By Jermont Terry

HARVEY, Ill. (CBS) — The search for a woman who disappeared on a trail in the Midlothian Meadows Forest Preserve in the south suburbs has come to a heartbreaking end for her family.

As CBS 2’s Jermont Terry reported, it was the news the family of Vanessa Ceja did not want to hear. Two days after she vanished on the Cook County Forest Preserve trail, word came late Wednesday night that a body found in the afternoon belongs to Ceja.

The case remained a death investigation Wednesday night rather than a homicide investigation, but that could change.

On Wednesday night, a large crowd gathered in Harvey to pray for Ceja’s family.

“My heart is right now really sad. We’re sad,” said family friend Ericka Gutierrez.

Candles held by the mourners represented the hope many had just a few hours before the baseball diamond where the vigil was held filled up. Family and friends first stood along Pulaski Road, and they then rushed to the Midlothian Meadows Forest Preserve – where investigators found a woman in the woods.

It was the same trail on which Ceja disappeared Monday while walking with her mother.

“Wow, I didn’t even know that they did find a body,” Gutierrez said.

Late Wednesday night after the crowd reflected, the Cook County Medical Examiner’s office identified the body to be that of the 22-year-old.

How she died is not being released. But the investigation shows Ceja left her mother while on the jogging trail to head back to her car – and when her mother finished jogging, Ceja was nowhere to be found.

Her mother called police.

“As a mother, I have girls myself, so I can’t imagine what she’s going through. I’m sure she’s just devastated,” Gutierrez said. “This is hard. This is really hard for a mother just to take in.”

Investigators late Wednesday continued to look into what happened, including if someone caused Ceja’s death along the popular trails.

“Whatever information you may have – if you just saw Vanessa in a split second – say something to someone about it,” said Harvey Mayor Christopher Clark.

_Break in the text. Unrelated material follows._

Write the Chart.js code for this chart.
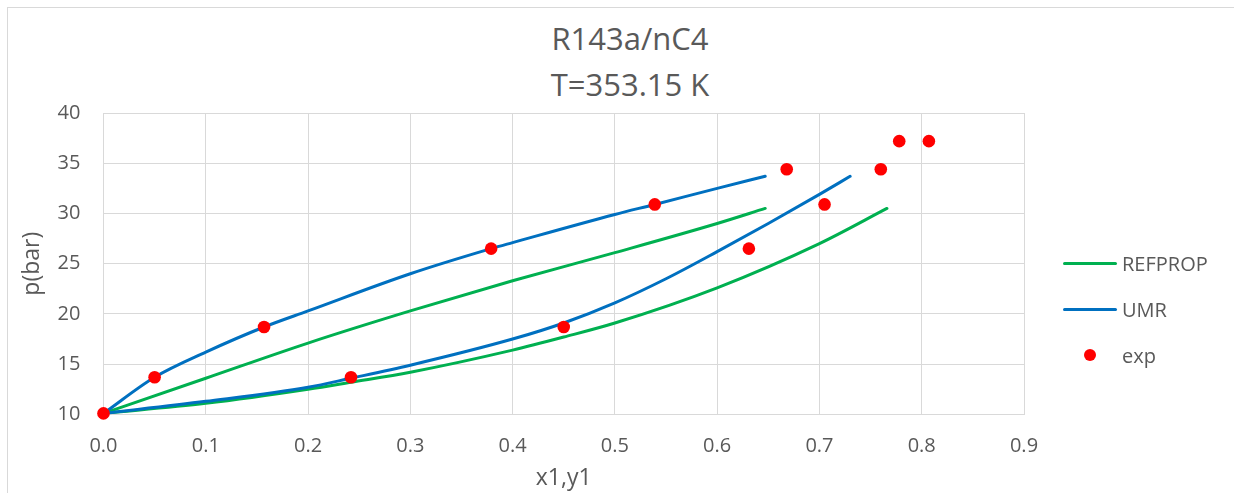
<!DOCTYPE html>
<html>
<head>
<meta charset="utf-8">
<title>R143a/nC4</title>
<script src="https://cdn.jsdelivr.net/npm/chart.js@4.4.1/dist/chart.umd.min.js"></script>
<style>
  body { margin: 0; background: #fff; font-family: "Open Sans", sans-serif; color: #595959; }
  #wrap { position: relative; width: 1234px; height: 493px; overflow: hidden; }
  #frame { position: absolute; left: 7px; top: 7px; width: 1240px; height: 500px;
           border-left: 1px solid #d9d9d9; border-top: 1px solid #d9d9d9; }
  #plot { position: absolute; left: 0; top: 0; width: 1234px; height: 493px; }
  #heading { position: absolute; left: 13px; top: 15px; width: 1234px; text-align: center;
             font-size: 31px; line-height: 46px; }
  .key { position: absolute; left: 1063px; top: 240px; font-size: 20px; }
  .key .row { display: flex; align-items: center; height: 46px; }
  .key .sw { width: 54px; height: 12px; margin-right: 5px; position: relative; }
  .key .sw.line::after { content: ""; position: absolute; left: 0; right: 0; top: 4.5px;
                         height: 3px; border-radius: 2px; background: var(--c); }
  .key .sw.dot::after { content: ""; position: absolute; left: 21px; top: 0; width: 12px;
                        height: 12px; border-radius: 50%; background: var(--c); }
</style>
</head>
<body>
<div id="wrap">
  <div id="frame"></div>
  <div id="heading">R143a/nC4<br>T=353.15 K</div>
  <div id="plot"><canvas id="c"></canvas></div>
  <div class="key" id="key"></div>
</div>
<script>
// REFPROP bubble and dew curves
const refBubX = [0, 0.1, 0.2, 0.3, 0.4, 0.5, 0.6, 0.647];
const refBubP = [10.1, 13.6, 17.1, 20.3, 23.3, 26.1, 29.0, 30.5];
const refDewX = [0, 0.1, 0.2, 0.242, 0.3, 0.4, 0.45, 0.5, 0.6, 0.7, 0.766];
const refDewP = [10.1, 11.1, 12.5, 13.2, 14.2, 16.4, 17.7, 19.1, 22.6, 27.0, 30.5];

// UMR bubble and dew curves
const umrBubX = [0, 0.05, 0.1, 0.157, 0.2, 0.3, 0.379, 0.4, 0.5, 0.539, 0.6, 0.647];
const umrBubP = [10.1, 13.7, 16.2, 18.7, 20.3, 24.0, 26.5, 27.1, 29.9, 30.9, 32.5, 33.7];
const umrDewX = [0, 0.1, 0.2, 0.242, 0.3, 0.4, 0.45, 0.5, 0.55, 0.6, 0.65, 0.7, 0.73];
const umrDewP = [10.1, 11.3, 12.7, 13.6, 14.9, 17.5, 19.1, 21.1, 23.5, 26.2, 29.0, 31.9, 33.7];

// experimental points (liquid and vapour)
const expX = [0, 0.050, 0.157, 0.379, 0.539, 0.668, 0.778, 0.242, 0.450, 0.631, 0.705, 0.760, 0.807];
const expP = [10.1, 13.7, 18.7, 26.5, 30.9, 34.4, 37.2, 13.7, 18.7, 26.5, 30.9, 34.4, 37.2];

const xTicks = [0, 0.1, 0.2, 0.3, 0.4, 0.5, 0.6, 0.7, 0.8, 0.9];
const yTicks = [10, 15, 20, 25, 30, 35, 40];

const GREEN = '#00b050';
const BLUE = '#0070c0';
const RED = '#ff0000';
const TEXT = '#595959';
const GRID = '#d9d9d9';
const FONT = '"Open Sans", sans-serif';

function pairs(xs, ys) {
  return xs.map((x, i) => ({x, y: ys[i]}));
}

function curve(label, xs, ys, colour) {
  return {
    label,
    data: pairs(xs, ys),
    showLine: true,
    borderColor: colour,
    backgroundColor: colour,
    borderWidth: 3,
    borderCapStyle: 'round',
    pointRadius: 0,
    cubicInterpolationMode: 'monotone',
    order: label === 'UMR' ? 2 : 3,
  };
}

const datasets = [
  curve('REFPROP', refBubX, refBubP, GREEN),
  curve('REFPROP', refDewX, refDewP, GREEN),
  curve('UMR', umrBubX, umrBubP, BLUE),
  curve('UMR', umrDewX, umrDewP, BLUE),
  {
    label: 'exp',
    data: pairs(expX, expP),
    showLine: false,
    pointRadius: 6.3,
    pointBackgroundColor: RED,
    pointBorderWidth: 0,
    backgroundColor: RED,
    borderColor: RED,
    clip: false,
    order: 1,
  },
];

// key on the right, one row per series name
const key = document.getElementById('key');
const seen = new Set();
for (const ds of datasets) {
  if (seen.has(ds.label)) continue;
  seen.add(ds.label);
  const row = document.createElement('div');
  row.classList.add('row');
  const sw = document.createElement('span');
  sw.classList.add('sw', ds.showLine ? 'line' : 'dot');
  sw.style.setProperty('--c', ds.borderColor);
  const txt = document.createElement('span');
  txt.textContent = ds.label;
  row.append(sw, txt);
  key.append(row);
}

const options = {
  responsive: true,
  maintainAspectRatio: false,
  animation: false,
  layout: {
    padding: {top: 113, right: 210, bottom: 0, left: 8},
  },
  plugins: {
    legend: {display: false},
    tooltip: {enabled: false},
  },
  scales: {
    x: {
      type: 'linear',
      min: 0,
      max: 0.9,
      afterBuildTicks: (axis) => { axis.ticks = xTicks.map(v => ({value: v})); },
      ticks: {
        color: TEXT,
        font: {family: FONT, size: 20},
        padding: 20,
        callback: (v) => v.toFixed(1),
      },
      grid: {color: GRID, lineWidth: 1, drawTicks: false},
      border: {color: GRID},
      title: {
        display: true,
        text: 'x1,y1',
        color: TEXT,
        font: {family: FONT, size: 23},
        padding: {top: -14, bottom: 1},
      },
    },
    y: {
      type: 'linear',
      min: 10,
      max: 40,
      afterBuildTicks: (axis) => { axis.ticks = yTicks.map(v => ({value: v})); },
      ticks: {
        color: TEXT,
        font: {family: FONT, size: 20},
        padding: 23,
      },
      grid: {color: GRID, lineWidth: 1, drawTicks: false},
      border: {color: GRID},
      title: {
        display: true,
        text: 'p(bar)',
        color: TEXT,
        font: {family: FONT, size: 23},
        padding: {top: 11, bottom: -12},
      },
    },
  },
};

new Chart(document.getElementById('c'), {
  type: 'scatter',
  data: {datasets},
  options,
});
</script>
</body>
</html>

Such information might be key in solving the death investigation, as Ceja’s family and community deal with the sudden loss.

“It just shows that, you know, we’re united, you know -we’re all a family and we’re here to support each other,” Gutierrez said.

Originally, investigators said they searched on Monday in the forest preserve by air and with canines, but Ceja’s body was not found until two days later.

The Cook County Sheriff’s police, which is handling the investigation, said it got ping of Ceja’s cellphone in nearby Oak Forest, but could not with certainty if she was at the apartment complex where the ping originated.